O DSA acusa Biden de ser um antigo “belicista e perpetrador de genocídio, um fantoche para corporações, um inimigo de imigrantes e do meio ambiente, e um fracasso para a classe trabalhadora”. A organização política clama por “um novo partido que represente um movimento de massa de pessoas comuns que querem se levantar e lutar por um mundo livre de guerra, intolerância e exploração corporativa. Merecemos um partido que defenda o poder dos trabalhadores, lute pela libertação e dignidade de todas as pessoas, acabe com a crise climática e crie programas universais como moradia pública, faculdade gratuita e Medicare para todos”.

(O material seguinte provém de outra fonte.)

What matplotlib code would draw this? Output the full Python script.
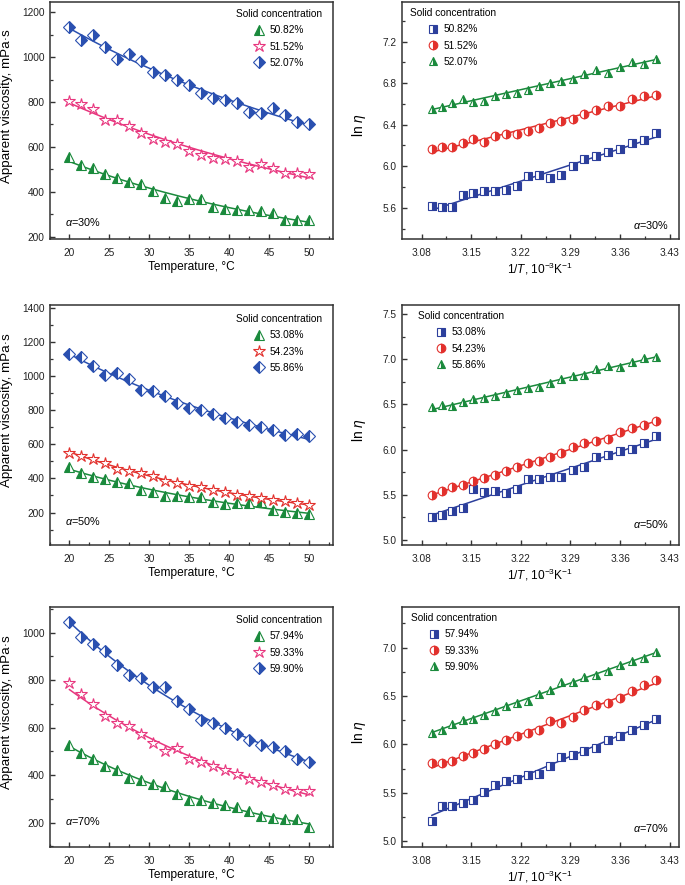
import numpy as np
import matplotlib.pyplot as plt
from matplotlib.ticker import MultipleLocator, FormatStrFormatter

plt.rcParams["font.family"] = ["Liberation Sans", "DejaVu Sans"]
plt.rcParams["mathtext.fontset"] = "custom"
plt.rcParams["mathtext.rm"] = "Liberation Sans"
plt.rcParams["mathtext.it"] = "Liberation Sans:italic"

# Temperature, degC (same for every series)
temperature = [20, 21.5, 23, 24.5, 26, 27.5, 29, 30.5, 32, 33.5, 35,
               36.5, 38, 39.5, 41, 42.5, 44, 45.5, 47, 48.5, 50]

# alpha = 30 %
conc_30 = ["50.82%", "51.52%", "52.07%"]
visc_30_low = [557, 518, 505, 478, 463, 444, 434, 404, 371, 359, 370,
               367, 332, 322, 318, 318, 313, 307, 273, 273, 274]
visc_30_mid = [803, 791, 768, 721, 721, 693, 664, 637, 623, 612, 582,
               565, 550, 548, 538, 511, 523, 504, 486, 484, 478]
visc_30_high = [1133, 1078, 1099, 1045, 992, 1014, 984, 935, 920, 899, 876,
                838, 819, 810, 795, 757, 749, 771, 743, 712, 700]

# alpha = 50 %
conc_50 = ["53.08%", "54.23%", "55.86%"]
visc_50_low = [469, 434, 407, 399, 379, 372, 334, 323, 297, 299, 290,
               290, 262, 251, 255, 253, 260, 212, 204, 196, 192]
visc_50_mid = [551, 531, 512, 492, 453, 446, 434, 415, 387, 372, 356,
               348, 333, 319, 305, 294, 284, 274, 266, 255, 245]
visc_50_high = [1126, 1112, 1060, 1007, 1019, 984, 919, 909, 882, 839, 810,
                800, 777, 755, 730, 715, 703, 681, 652, 660, 648]

# alpha = 70 %
conc_70 = ["57.94%", "59.33%", "59.90%"]
visc_70_low = [527, 491, 469, 440, 423, 389, 378, 361, 354, 322, 297,
               294, 283, 276, 266, 248, 227, 221, 213, 213, 182]
visc_70_mid = [788, 743, 698, 649, 621, 607, 575, 533, 502, 512, 467,
               455, 439, 423, 404, 384, 371, 359, 340, 333, 333]
visc_70_high = [1043, 982, 954, 921, 862, 823, 811, 771, 771, 711, 680,
                631, 620, 599, 572, 547, 527, 519, 500, 467, 455]

alpha_labels = ["30%", "50%", "70%"]

GREEN = "#1a8a3c"
PINK = "#e8367e"
RED = "#e2302c"
BLUE = "#2a50b0"
NAVY = "#2c3f9c"

rows = [
    (conc_30, [visc_30_low, visc_30_mid, visc_30_high],
     [("^", "left", GREEN), ("*", "none", PINK), ("D", "right", BLUE)],
     (190, 1245), (5.30, 7.58), 0.4),
    (conc_50, [visc_50_low, visc_50_mid, visc_50_high],
     [("^", "left", GREEN), ("*", "none", RED), ("D", "left", BLUE)],
     (10, 1415), (4.945, 7.6), 0.5),
    (conc_70, [visc_70_low, visc_70_mid, visc_70_high],
     [("^", "left", GREEN), ("*", "none", PINK), ("D", "right", BLUE)],
     (97, 1108), (4.94, 7.42), 0.5),
]
right_styles = [("s", "right", NAVY), ("o", "right", RED), ("^", "right", GREEN)]

# axes boxes in pixels (top, bottom) for each row
W, H = 685, 885
row_box = [(2, 239), (305, 545), (607, 847)]
left_x = (49.5, 333)
right_x = (401.7, 679)

fig = plt.figure(figsize=(W / 100, H / 100), dpi=100)

T = np.array(temperature)
inv_T = 1000.0 / (T + 273.15)
T_fine = np.linspace(T.min(), T.max(), 200)
inv_fine = 1000.0 / (T_fine + 273.15)


def style_axes(ax):
    for s in ax.spines.values():
        s.set_linewidth(1.1)
        s.set_color("#333333")
    ax.tick_params(which="both", direction="in", labelsize=7.3, colors="#333333",
                   labelcolor="#222222")
    ax.tick_params(which="major", length=3.5, width=1.0)
    ax.tick_params(which="minor", length=2.0, width=0.9)
    ax.tick_params(axis="x", which="major", pad=6.5)


def leg_kw():
    return dict(frameon=False, fontsize=7.3, title_fontsize=7.3, handlelength=1.0,
                handletextpad=0.5, labelspacing=0.62, borderpad=0, borderaxespad=0,
                numpoints=1)


for r, (concs, viscs, lstyles, lylim, rylim, rstep) in enumerate(rows):
    top, bot = row_box[r]
    hgt = (bot - top) / H
    y0 = 1 - bot / H
    xlab_y = -22 / (bot - top)

    # ---- viscosity vs temperature ----
    ax = fig.add_axes([left_x[0] / W, y0, (left_x[1] - left_x[0]) / W, hgt])
    for conc, v, (mk, fs, col) in zip(concs, viscs, lstyles):
        v = np.array(v, dtype=float)
        a, b = np.polyfit(inv_T, np.log(v), 1)
        ax.plot(T_fine, np.exp(a * inv_fine + b), color=col, lw=1.1, zorder=2)
        ms = 9 if mk == "*" else (5.8 if mk == "D" else 6.5)
        ax.plot(T, v, ls="none", marker=mk, ms=ms, mec=col, mew=0.8,
                mfc=col if fs != "none" else "white", fillstyle=fs if fs != "none" else "full",
                markerfacecoloralt="white", label=conc, zorder=3)
    ax.set_xlim(17.5, 53)
    ax.set_ylim(*lylim)
    ax.xaxis.set_major_locator(MultipleLocator(5))
    ax.xaxis.set_minor_locator(MultipleLocator(2.5))
    ax.yaxis.set_major_locator(MultipleLocator(200))
    ax.yaxis.set_minor_locator(MultipleLocator(100))
    style_axes(ax)
    ax.set_xlabel("Temperature, °C", fontsize=8.6)
    ax.set_ylabel("Apparent viscosity, mPa·s", fontsize=9.6)
    ax.yaxis.set_label_coords(-0.127, 0.56)
    ax.xaxis.set_label_coords(0.5, xlab_y)
    title_off = [7, 9, 8][r]
    ax.legend(title="Solid concentration", loc="upper right",
              bbox_to_anchor=(1 - 11 / 284, 1 - title_off / (bot - top)), **leg_kw())
    ax.text(0.056, [0.072, 0.10, 0.11][r], r"$\it{\alpha}$=" + alpha_labels[r],
            transform=ax.transAxes, fontsize=7.8, va="center", ha="left")

    # ---- ln(viscosity) vs 1/T ----
    ax = fig.add_axes([right_x[0] / W, y0, (right_x[1] - right_x[0]) / W, hgt])
    for conc, v, (mk, fs, col) in zip(concs, viscs, right_styles):
        ln_v = np.log(np.array(v, dtype=float))
        a, b = np.polyfit(inv_T, ln_v, 1)
        ax.plot(inv_T, a * inv_T + b, color=col, lw=1.1, zorder=2)
        ax.plot(inv_T, ln_v, ls="none", marker=mk, ms=6.2, mec=col, mew=0.8,
                mfc=col, fillstyle=fs, markerfacecoloralt="white", label=conc, zorder=3)
    ax.set_xlim(3.052, 3.443)
    ax.set_ylim(*rylim)
    ax.set_xticks([3.08, 3.15, 3.22, 3.29, 3.36, 3.43])
    ax.xaxis.set_minor_locator(MultipleLocator(0.035))
    ax.xaxis.set_major_formatter(FormatStrFormatter("%.2f"))
    ax.yaxis.set_major_locator(MultipleLocator(rstep))
    ax.yaxis.set_minor_locator(MultipleLocator(rstep / 2))
    ax.yaxis.set_major_formatter(FormatStrFormatter("%.1f"))
    style_axes(ax)
    ax.set_xlabel(r"1/$T$, 10$^{-3}$K$^{-1}$", fontsize=8.6)
    ax.set_ylabel(r"ln $\eta$", fontsize=10)
    ax.yaxis.set_label_coords(-0.12, 0.48)
    ax.xaxis.set_label_coords(0.5, xlab_y)
    loff = [8, 16, 9][r]
    ax.legend(title="Solid concentration", loc="upper left",
              bbox_to_anchor=(loff / 277.3, 1 - 6 / (bot - top)), **leg_kw())
    ax.text(0.964, [0.06, 0.0875, 0.079][r], r"$\it{\alpha}$=" + alpha_labels[r],
            transform=ax.transAxes, fontsize=7.8, va="center", ha="right")

fig.savefig("out.png", dpi=100)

Keir Starmer, o novo primeiro-ministro da Grã-Bretanha após as eleições no início deste mês, suspendeu a filiação partidária de sete membros do parlamento, incluindo um membro e uma membra do Conselho da IP: John McDonnell e Zarah Sultana. Os sete parlamentares trabalhistas votaram por uma emenda ao programa legislativo de Starmer para remover um teto de direitos para famílias com mais de dois filhos, uma política que sozinha leva centenas de milhares de crianças à pobreza.
Por pelo menos seis meses, os sete parlamentares se sentarão como independentes, juntando-se a outros cinco parlamentares independentes eleitos este mês, incluindo outro membro do Conselho do IP, Jeremy Corbyn, em uma plataforma pró-paz e anti-austeridade.
Arte da Semana: Adam Rouhana (nascido em 1991, Boston, MA) é um fotógrafo palestino-americano que vive entre Jerusalém e Londres. A fotografia de Rouhana trabalha para desconstruir o orientalismo por meio de suas lentes subjetivas dentro do contexto mais amplo da Palestina.
Tiradas em Jerusalém, Jericó, Haifa, Hebron, Belém e na Palestina histórica nos últimos dois anos, essas fotografias da série Antes da Liberdade (Before Freedom, no original em inglês) são apenas duas das 20 imagens que mostram o prisma completo da vida em um lugar tão frequentemente falado, mas raramente visto de verdade: crianças brincam, amigos nadam e famílias fazem piqueniques, e o tempo passa incessantemente, apesar da realidade esmagadora da Nakba em andamento.